Lieu: “And in the White House, where is your office located?”
Pat Philbin, another Cipollone deputy: “We’ll object to that.”
Lieu: “Okay. During your tenure at the White House, where would you normally have lunch?”
Purpura: “You can answer.”
Hicks: “At my desk.”
Lieu: “And would the president ever come in while you’re having lunch?”
The legal principles governing what White House officials reveal about private discussions with the president are complex. Hauling White House officials before Congress could potentially chill the candid internal deliberations a president has a right to expect. Even some Democratic lawyers say that some of the arguments Cipollone and the Justice Department have put forward are legitimate. Under President Barack Obama, the counsel’s office also sought to shield sitting White House officials from testifying before Congress, cautioning that these sorts of requests could trample on constitutional separation of powers.
Still, congressional Democrats argue that the resistance has reached intolerable levels. “It’s patently obvious that our ability under Article I of the Constitution to pursue oversight of the executive branch has been violated over and over again by this administration, and the tools that we have commonly used are ineffective,” Representative Jackie Speier of California, a member of the House Intelligence Committee, told us. To Trump, of course, that sort of complaint is a ringing validation that Cipollone is doing his job just right.
Anyone within Trump’s line of sight has a chance to rise fast. Trump cares little about titles and hierarchies. If he likes you, he’ll rely on you—right up until the time when he decides he doesn’t like you, in which case you might as well check Twitter to see if you’ve been canned.
Trump so far has treated Cipollone as a senior adviser with a broad portfolio, past and present White House aides told us. He is discreet almost to a fault, his friend Tom Yannucci told us. “You could hardly talk to him even in an elevator,” Yannucci said, recalling when he and Cipollone were colleagues. “And there’d be no one else on the elevator.” Chuckling, he added: “I’d say it’s endearing, but it’s not. It can also be annoying.”
Few White House officials would deny that Cipollone is showing results, and not just on the oversight front. McGahn was widely credited for helping Trump appoint a significant number of federal judges, and there’s been no slippage under Cipollone.
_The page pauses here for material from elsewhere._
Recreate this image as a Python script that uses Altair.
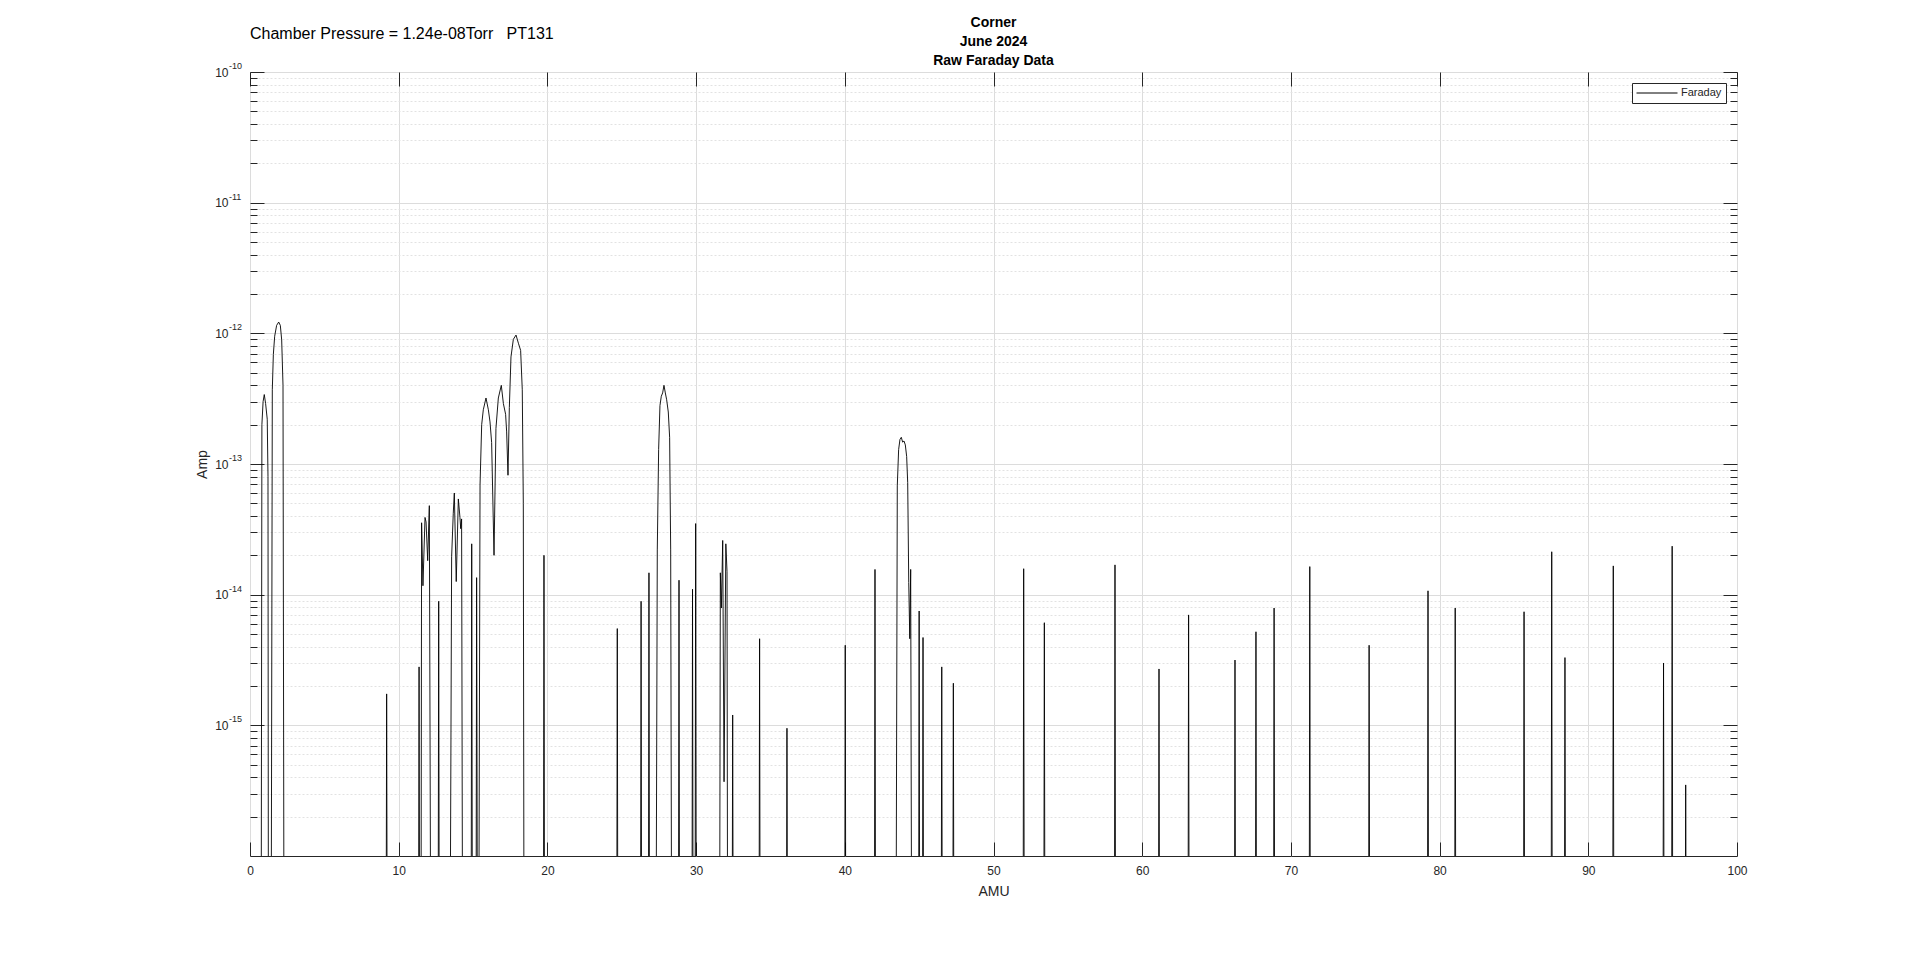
import altair as alt
import pandas as pd

F = 1e-17  # below the visible floor of the log axis (clipped away)

# ---- trace values (AMU, Amp) ----
amu_hydrogen = [0.75, 0.80, 0.88, 0.96, 1.05, 1.16, 1.21, 1.24,
                1.42, 1.50, 1.57, 1.66, 1.79, 1.93, 2.04, 2.13, 2.22, 2.29]
amp_hydrogen = [F, 2.0e-13, 3.0e-13, 3.4e-13, 2.9e-13, 2.2e-13, 8e-14, F,
                F, 3.7e-13, 6.9e-13, 9.5e-13, 1.15e-12, 1.22e-12, 1.15e-12, 8.9e-13, 4.0e-13, F]

amu_light = [9.15, 9.19, 9.23,
             11.33, 11.37, 11.41,
             11.50, 11.54, 11.63, 11.77, 11.84, 11.95, 12.06, 12.16,
             12.65, 12.69, 12.73,
             13.45, 13.56, 13.67, 13.74, 13.87, 14.01, 14.12, 14.17, 14.23, 14.30,
             14.87, 14.91, 14.96,
             15.20, 15.24, 15.30]
amp_light = [F, 1.74e-15, F,
             F, 2.8e-15, F,
             F, 3.55e-14, 1.17e-14, 3.9e-14, 3.6e-14, 1.82e-14, 4.8e-14, F,
             F, 8.9e-15, F,
             F, 1.95e-14, 4.2e-14, 6.0e-14, 1.26e-14, 5.4e-14, 3.9e-14, 3.2e-14, 3.8e-14, F,
             F, 2.45e-14, F,
             F, 1.35e-14, F]

amu_water = [15.38, 15.47, 15.58, 15.69, 15.87, 16.03, 16.14, 16.25, 16.41,
             16.54, 16.70, 16.90, 17.04, 17.19, 17.26, 17.35, 17.44, 17.55,
             17.71, 17.89, 18.05, 18.20, 18.31, 18.38, 18.43]
amp_water = [F, 6.9e-14, 2.0e-13, 2.6e-13, 3.2e-13, 2.6e-13, 2.1e-13, 1.46e-13, 2.0e-14,
             1.87e-13, 3.2e-13, 4.0e-13, 2.9e-13, 2.4e-13, 1.76e-13, 8.2e-14, 2.7e-13, 6.6e-13,
             9.0e-13, 9.7e-13, 8.4e-13, 7.4e-13, 3.7e-13, 5e-14, F]

amu_mid = [19.73, 19.77, 19.81,
           24.66, 24.70, 24.74,
           26.26, 26.30, 26.34,
           26.79, 26.83, 26.87,
           27.30, 27.39, 27.48, 27.57, 27.66, 27.75, 27.84, 27.93, 28.02, 28.13, 28.22, 28.29, 28.36,
           28.81, 28.85, 28.89,
           29.72, 29.76, 29.80,
           29.93, 29.97, 30.01,
           31.58, 31.63, 31.70, 31.79, 31.88, 32.00, 32.08, 32.12,
           32.42, 32.46, 32.50,
           34.23, 34.27, 34.31,
           36.07, 36.11, 36.15]
amp_mid = [F, 2.0e-14, F,
           F, 5.5e-15, F,
           F, 8.9e-15, F,
           F, 1.47e-14, F,
           F, 2.2e-14, 1.29e-13, 2.8e-13, 3.3e-13, 3.5e-13, 4.0e-13, 3.5e-13, 3.1e-13, 2.5e-13, 1.6e-13, 2.2e-14, F,
           F, 1.29e-14, F,
           F, 1.1e-14, F,
           F, 3.5e-14, F,
           F, 1.47e-14, 7.9e-15, 2.6e-14, 3.7e-16, 2.45e-14, 1.5e-14, F,
           F, 1.2e-15, F,
           F, 4.6e-15, F,
           F, 9.5e-16, F]

amu_co2 = [39.99, 40.03, 40.07,
           41.99, 42.03, 42.07,
           43.44, 43.53, 43.62, 43.71, 43.80, 43.89, 43.98, 44.07, 44.16, 44.23, 44.30, 44.37, 44.43, 44.50,
           44.96, 45.00, 45.04,
           45.22, 45.26, 45.30,
           46.48, 46.52, 46.56,
           47.26, 47.30, 47.34]
amp_co2 = [F, 4.1e-15, F,
           F, 1.56e-14, F,
           F, 6.8e-14, 1.29e-13, 1.54e-13, 1.6e-13, 1.47e-13, 1.5e-13, 1.4e-13, 1.14e-13, 7.2e-14, 1.24e-14, 4.6e-15, 1.56e-14, F,
           F, 7.5e-15, F,
           F, 4.7e-15, F,
           F, 2.8e-15, F,
           F, 2.1e-15, F]

amu_heavy = [51.99, 52.03, 52.07,
             53.38, 53.42, 53.46,
             58.13, 58.17, 58.21,
             61.09, 61.13, 61.17,
             63.08, 63.12, 63.16,
             66.20, 66.24, 66.28,
             67.61, 67.65, 67.69,
             68.83, 68.87, 68.91,
             71.23, 71.27, 71.31,
             75.22, 75.26, 75.30,
             79.18, 79.22, 79.26,
             81.01, 81.05, 81.09,
             85.64, 85.68, 85.72,
             87.50, 87.54, 87.58,
             88.39, 88.43, 88.47,
             91.64, 91.68, 91.72,
             95.02, 95.06, 95.10,
             95.60, 95.64, 95.68,
             96.51, 96.55, 96.59]
amp_heavy = [F, 1.58e-14, F,
             F, 6.1e-15, F,
             F, 1.69e-14, F,
             F, 2.7e-15, F,
             F, 7.0e-15, F,
             F, 3.16e-15, F,
             F, 5.2e-15, F,
             F, 7.9e-15, F,
             F, 1.64e-14, F,
             F, 4.1e-15, F,
             F, 1.07e-14, F,
             F, 7.9e-15, F,
             F, 7.4e-15, F,
             F, 2.13e-14, F,
             F, 3.3e-15, F,
             F, 1.66e-14, F,
             F, 3.0e-15, F,
             F, 2.35e-14, F,
             F, 3.5e-16, F]

x_ticks = [0, 10, 20, 30, 40, 50, 60, 70, 80, 90, 100]
y_major = [1e-15, 1e-14, 1e-13, 1e-12, 1e-11, 1e-10]
y_exponents = ['-15', '-14', '-13', '-12', '-11', '-10']
y_minor = [k * 10.0 ** n for n in range(-16, -10) for k in range(2, 10)]

title_lines = ['Corner', 'June 2024', 'Raw Faraday Data']
header_text = 'Chamber Pressure = 1.24e-08Torr\u00a0\u00a0\u00a0PT131'
series_name = 'Faraday'

amu = amu_hydrogen + amu_light + amu_water + amu_mid + amu_co2 + amu_heavy
amp = amp_hydrogen + amp_light + amp_water + amp_mid + amp_co2 + amp_heavy
df = pd.DataFrame({'AMU': amu, 'Amp': amp, 'series': series_name})
df_exp = pd.DataFrame({'value': y_major, 'exponent': y_exponents})

FONT = 'Liberation Sans'
INK = '#262626'

xs = alt.Scale(type='linear', domain=[0, 100], nice=False, zero=False)
ys = alt.Scale(type='log', domain=[1e-16, 1e-10], nice=False)

x_main = alt.Axis(orient='bottom', values=x_ticks, format='d', title='AMU', grid=True,
                  gridColor='#dcdcdc', gridWidth=1, tickSize=14, offset=-14, domain=False,
                  tickColor=INK, labelColor=INK, labelFont=FONT, labelFontSize=12,
                  labelPadding=9, labelFlush=False, titleFont=FONT, titleFontSize=14,
                  titleFontWeight='normal', titleColor=INK, titlePadding=8)
y_main = alt.Axis(orient='left', values=y_major, labelExpr="'10'", title='Amp', grid=True,
                  gridColor='#dcdcdc', gridWidth=1, tickSize=14, offset=-14, domain=False,
                  tickColor=INK, labelColor=INK, labelFont=FONT, labelFontSize=12,
                  labelPadding=22, labelFlush=False, titleFont=FONT, titleFontSize=14,
                  titleFontWeight='normal', titleColor=INK, titlePadding=5)
y_minor_left = alt.Axis(orient='left', values=y_minor, labels=False, title=None, grid=True,
                        gridColor='#e2e2e2', gridDash=[2, 2], gridWidth=1, tickSize=7,
                        offset=-7, domain=False, tickColor=INK)
y_right_major = alt.Axis(orient='right', values=y_major, labels=False, title=None, grid=False,
                         tickSize=14, offset=-14, domain=False, tickColor=INK)
y_right_minor = alt.Axis(orient='right', values=y_minor, labels=False, title=None, grid=False,
                         tickSize=7, offset=-7, domain=False, tickColor=INK)
x_top = alt.Axis(orient='top', values=x_ticks, labels=False, title=None, grid=False,
                 tickSize=14, offset=-14, domain=False, tickColor=INK)

main = alt.Chart(df).mark_line(clip=True, strokeWidth=0.9).encode(
    x=alt.X('AMU:Q', scale=xs, axis=x_main),
    y=alt.Y('Amp:Q', scale=ys, axis=y_main),
    color=alt.Color('series:N', scale=alt.Scale(range=['#000000']),
                    legend=alt.Legend(orient='none', legendX=1382, legendY=11, title=None,
                                      strokeColor=INK, fillColor='white', padding=4,
                                      symbolType='stroke', symbolSize=1681,
                                      symbolStrokeWidth=1, clipHeight=12,
                                      labelFont=FONT, labelFontSize=11, labelColor=INK,
                                      labelOffset=3)),
)


def guide_layer(x_axis, y_axis):
    return alt.Chart(df).mark_line(strokeOpacity=0, clip=True).encode(
        x=alt.X('AMU:Q', scale=xs, axis=x_axis),
        y=alt.Y('Amp:Q', scale=ys, axis=y_axis),
    )


# superscript exponents of the y tick labels
exponents = alt.Chart(df_exp).mark_text(
    align='left', baseline='middle', font=FONT, fontSize=9, color=INK, dy=-6
).encode(x=alt.value(-21), y=alt.Y('value:Q', scale=ys, axis=None), text='exponent:N')

header = alt.Chart(pd.DataFrame({'label': [header_text]})).mark_text(
    align='left', baseline='middle', font=FONT, fontSize=16, color='#000000'
).encode(x=alt.value(0), y=alt.value(-38), text='label:N')

chart = alt.layer(
    guide_layer(None, y_minor_left),
    main,
    guide_layer(None, y_right_major),
    guide_layer(None, y_right_minor),
    guide_layer(x_top, None),
    exponents,
    header,
).resolve_axis(x='independent', y='independent').properties(
    width=1487, height=784,
    title=alt.TitleParams(text=title_lines, anchor='middle', frame='group', font=FONT,
                          fontSize=14, fontWeight='bold', color='#000000', lineHeight=19,
                          offset=-41.5),
    autosize=alt.AutoSizeParams(type='none'),
    padding={'left': 242, 'top': 64, 'right': 175, 'bottom': 99},
).configure_view(stroke=INK, strokeWidth=1)

chart.save('out.html', embed_options={'renderer': 'svg', 'actions': False})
In the first two years of Trump’s presidency, the Senate confirmed 85 federal judges, according to a White House official. So far this year, the Senate has confirmed 67. With more than 50 more nominees in the pipeline—and with no signs that Senate Majority Leader Mitch McConnell will temper his pace in bringing them up for a vote—the White House is on track this year to surpass the combined total in 2017 and 2018.
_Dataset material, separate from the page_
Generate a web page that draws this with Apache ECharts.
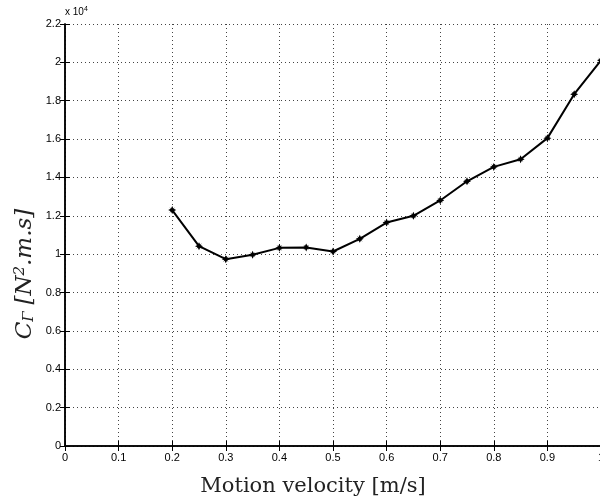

In another administration, reshaping the federal judiciary would be a substantial legacy. Here, though, compared with the raging impeachment battle, it may be a footnote. As Trump follows the drama obsessively, a key part of Cipollone’s job is supposed to be protecting the presidency and ensuring that Trump doesn’t misuse his powers as he fights for survival. Cipollone has broken into Trump’s inner circle in part because he’s been more willing than his predecessor to find legal paths for carrying out Trump’s agenda. In the coming months, he may need to say no to the president when Trump is accustomed to hearing yes. Is he up to it? Azar, at least, believes so.
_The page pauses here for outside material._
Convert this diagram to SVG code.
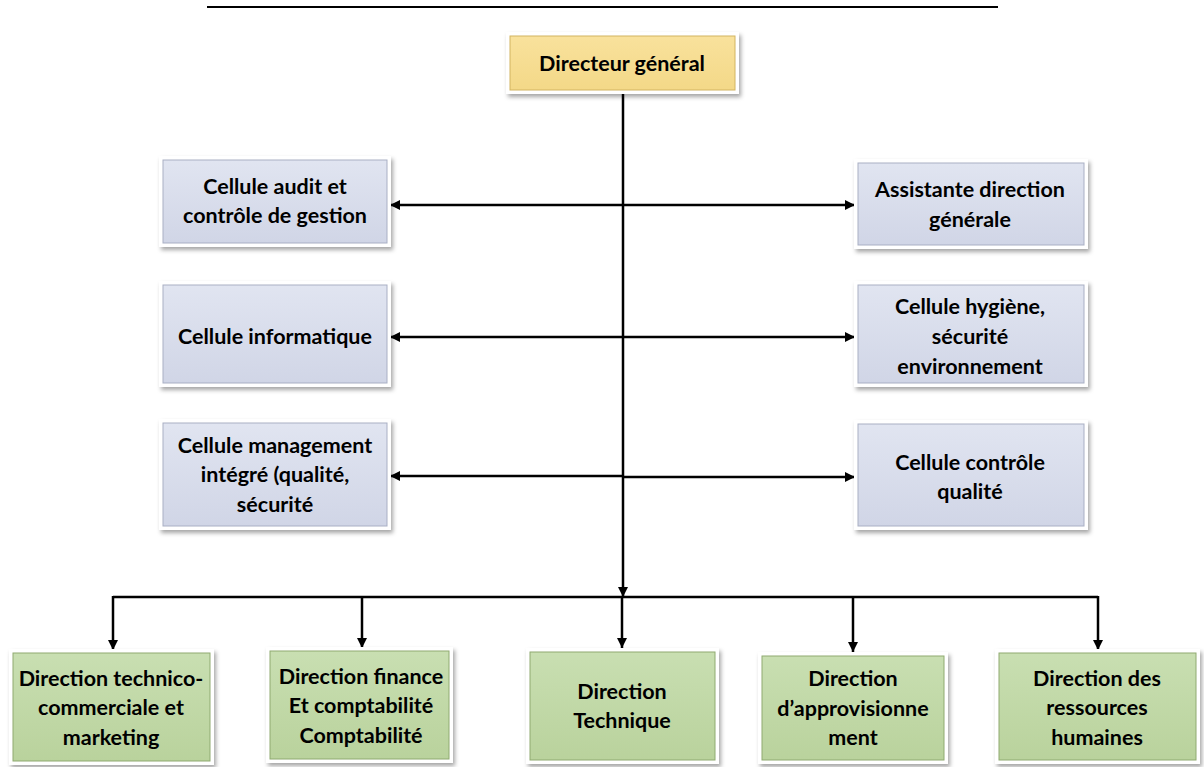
<svg xmlns="http://www.w3.org/2000/svg" width="1204" height="767" viewBox="0 0 1204 767">
  <defs>
    <linearGradient id="gBlue" x1="0" y1="0" x2="0" y2="1">
      <stop offset="0" stop-color="#E1E5F1"/>
      <stop offset="1" stop-color="#D0D5E6"/>
    </linearGradient>
    <linearGradient id="gGreen" x1="0" y1="0" x2="0" y2="1">
      <stop offset="0" stop-color="#C9DFB2"/>
      <stop offset="1" stop-color="#B9D29C"/>
    </linearGradient>
    <linearGradient id="gGold" x1="0" y1="0" x2="0" y2="1">
      <stop offset="0" stop-color="#F9E29D"/>
      <stop offset="1" stop-color="#F3D887"/>
    </linearGradient>
    <filter id="shadow" x="-10%" y="-10%" width="125%" height="130%">
      <feDropShadow dx="2" dy="3" stdDeviation="2" flood-color="#000" flood-opacity="0.35"/>
    </filter>
    <marker id="arr" viewBox="0 0 10 10" refX="10" refY="5" markerWidth="4.4" markerHeight="4" orient="auto-start-reverse" markerUnits="strokeWidth">
      <path d="M0,0 L10,5 L0,10 z" fill="#000"/>
    </marker>
  </defs>
  <style>
    .box { stroke: #FFFFFF; stroke-width: 4; filter: url(#shadow); }
    .inner { fill: none; stroke-width: 1; }
    .blue { fill: url(#gBlue); }
    .green { fill: url(#gGreen); }
    .gold { fill: url(#gGold); }
    text { font-family: Lato, "Liberation Sans", sans-serif; font-weight: bold; font-size: 21.5px; fill: #000; text-anchor: middle; }
    .conn { fill: none; stroke: #000; stroke-width: 2.5; }
  </style>

  <rect width="1204" height="767" fill="#FFFFFF"/>

  <!-- rule across the top -->
  <line x1="207" y1="7" x2="998" y2="7" stroke="#000" stroke-width="2"/>

  <!-- connectors -->
  <g id="connectors">
    <line class="conn" x1="623" y1="92" x2="623" y2="597" marker-end="url(#arr)"/>
    <line class="conn" x1="390" y1="205" x2="855" y2="205" marker-start="url(#arr)" marker-end="url(#arr)"/>
    <line class="conn" x1="390" y1="337" x2="855" y2="337" marker-start="url(#arr)" marker-end="url(#arr)"/>
    <line class="conn" x1="390" y1="476" x2="623" y2="476" marker-start="url(#arr)"/>
    <line class="conn" x1="623" y1="477" x2="855" y2="477" marker-end="url(#arr)"/>
    <line class="conn" x1="113" y1="597" x2="1098" y2="597"/>
    <line class="conn" x1="113" y1="596" x2="113" y2="650" marker-end="url(#arr)"/>
    <line class="conn" x1="362" y1="597" x2="362" y2="648" marker-end="url(#arr)"/>
    <line class="conn" x1="622" y1="597" x2="622" y2="648" marker-end="url(#arr)"/>
    <line class="conn" x1="853" y1="597" x2="853" y2="652" marker-end="url(#arr)"/>
    <line class="conn" x1="1098" y1="596" x2="1098" y2="650" marker-end="url(#arr)"/>
  </g>

  <!-- top -->
  <g id="directeur">
    <rect class="box gold" x="508" y="34" width="229" height="58"/>
    <rect class="inner" x="510" y="36" width="225" height="54" stroke="#D2B460"/>
    <text x="622" y="71" font-size="22.5">Directeur général</text>
  </g>

  <!-- left column -->
  <g id="audit">
    <rect class="box blue" x="161" y="158" width="228" height="87"/>
    <rect class="inner" x="163" y="160" width="224" height="83" stroke="#A9AFC4"/>
    <text x="275" y="194">Cellule audit et</text>
    <text x="275" y="223">contrôle de gestion</text>
  </g>
  <g id="informatique">
    <rect class="box blue" x="161" y="283" width="228" height="102"/>
    <rect class="inner" x="163" y="285" width="224" height="98" stroke="#A9AFC4"/>
    <text x="275" y="344">Cellule informatique</text>
  </g>
  <g id="management">
    <rect class="box blue" x="161" y="421" width="228" height="107"/>
    <rect class="inner" x="163" y="423" width="224" height="103" stroke="#A9AFC4"/>
    <text x="275" y="453">Cellule management</text>
    <text x="275" y="482">intégré (qualité,</text>
    <text x="275" y="512">sécurité</text>
  </g>

  <!-- right column -->
  <g id="assistante">
    <rect class="box blue" x="856" y="161" width="230" height="86"/>
    <rect class="inner" x="858" y="163" width="226" height="82" stroke="#A9AFC4"/>
    <text x="970" y="197">Assistante direction</text>
    <text x="970" y="227">générale</text>
  </g>
  <g id="hygiene">
    <rect class="box blue" x="856" y="283" width="230" height="102"/>
    <rect class="inner" x="858" y="285" width="226" height="98" stroke="#A9AFC4"/>
    <text x="970" y="314">Cellule hygiène,</text>
    <text x="970" y="344">sécurité</text>
    <text x="970" y="374">environnement</text>
  </g>
  <g id="controle">
    <rect class="box blue" x="856" y="422" width="230" height="106"/>
    <rect class="inner" x="858" y="424" width="226" height="102" stroke="#A9AFC4"/>
    <text x="970" y="470">Cellule contrôle</text>
    <text x="970" y="499">qualité</text>
  </g>

  <!-- directions -->
  <g id="technico">
    <rect class="box green" x="11" y="651" width="201" height="112"/>
    <rect class="inner" x="13" y="653" width="197" height="108" stroke="#8FAA71"/>
    <text x="111" y="686">Direction technico-</text>
    <text x="111" y="715">commerciale et</text>
    <text x="111" y="745">marketing</text>
  </g>
  <g id="finance">
    <rect class="box green" x="268" y="649" width="183" height="112"/>
    <rect class="inner" x="270" y="651" width="179" height="108" stroke="#8FAA71"/>
    <text x="361" y="684">Direction finance</text>
    <text x="361" y="713">Et comptabilité</text>
    <text x="361" y="743">Comptabilité</text>
  </g>
  <g id="technique">
    <rect class="box green" x="528" y="650" width="189" height="112"/>
    <rect class="inner" x="530" y="652" width="185" height="108" stroke="#8FAA71"/>
    <text x="622" y="699">Direction</text>
    <text x="622" y="728">Technique</text>
  </g>
  <g id="approvisionnement">
    <rect class="box green" x="760" y="654" width="186" height="108"/>
    <rect class="inner" x="762" y="656" width="182" height="104" stroke="#8FAA71"/>
    <text x="853" y="686">Direction</text>
    <text x="853" y="716">d’approvisionne</text>
    <text x="853" y="745">ment</text>
  </g>
  <g id="rh">
    <rect class="box green" x="997" y="651" width="201" height="111"/>
    <rect class="inner" x="999" y="653" width="197" height="107" stroke="#8FAA71"/>
    <text x="1097" y="686">Direction des</text>
    <text x="1097" y="715">ressources</text>
    <text x="1097" y="745">humaines</text>
  </g>
</svg>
“I would hire Pat to be my lawyer,” Azar told us. “And there’s a reason for that. Pat would tell me if I was doing something I shouldn’t be doing or going in the wrong direction. He wouldn’t hesitate to tell me that, and I know he wouldn’t hesitate to tell the president that either.”
It is then up to Trump to dispassionately accept the advice without ostracizing Cipollone—the ultimate test for a president uninterested in dissent. Cipollone’s allies believe that he wants to stay with Trump not just through the current crisis, but through the president’s reelection and the end of a second term.
When we spoke with Barr, we asked him about Cipollone’s future. So many aides come and go. What about Cipollone? Would he be around through the end?
“You mean five years?” Barr said with a chuckle, banking on a reelection victory. “Yes, I think he will.”